In accordance with the draft CBR bill, “entities that offer products or services that enable storage of authentication data required to access virtual currencies, carrying on business in the territory of the Republic of Poland” would become obliged institutions. Individual elements of this definition raise doubts as to the exact scope of the entities that would be recognised under it as obliged institutions. There is a risk that the draft regulations would affect the broad spectrum of innovative projects related to blockchain technology. One also cannot exclude that computer game “currencies” or other virtual assets would be deemed “virtual currencies”, which could extend regulation to firms operating in this area.

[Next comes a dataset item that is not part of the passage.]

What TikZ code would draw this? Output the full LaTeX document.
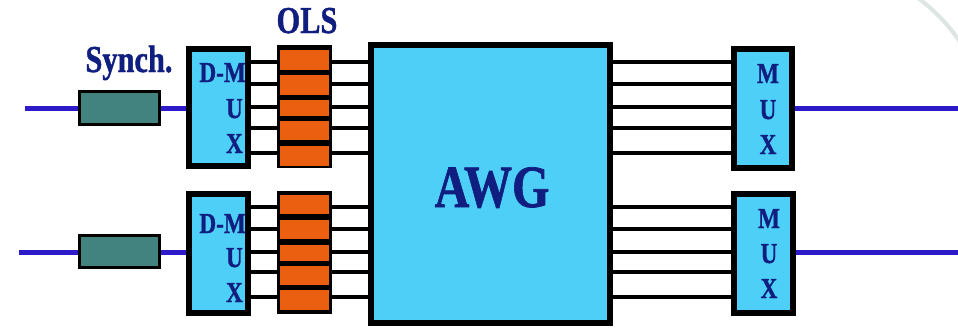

Sanctions for breaching the bill

The draft CBR bill includes fines and penalties for violations of the provisions of the Act, including a penalty of not more than PLN 1.5 million threatening any obliged institution that fails in its duty to provide information about accounts by the deadline specified in the bill, or a deprivation of freedom for up to 3 years for a similar act committed by a person acting on behalf of or in the interests of an obliged institution.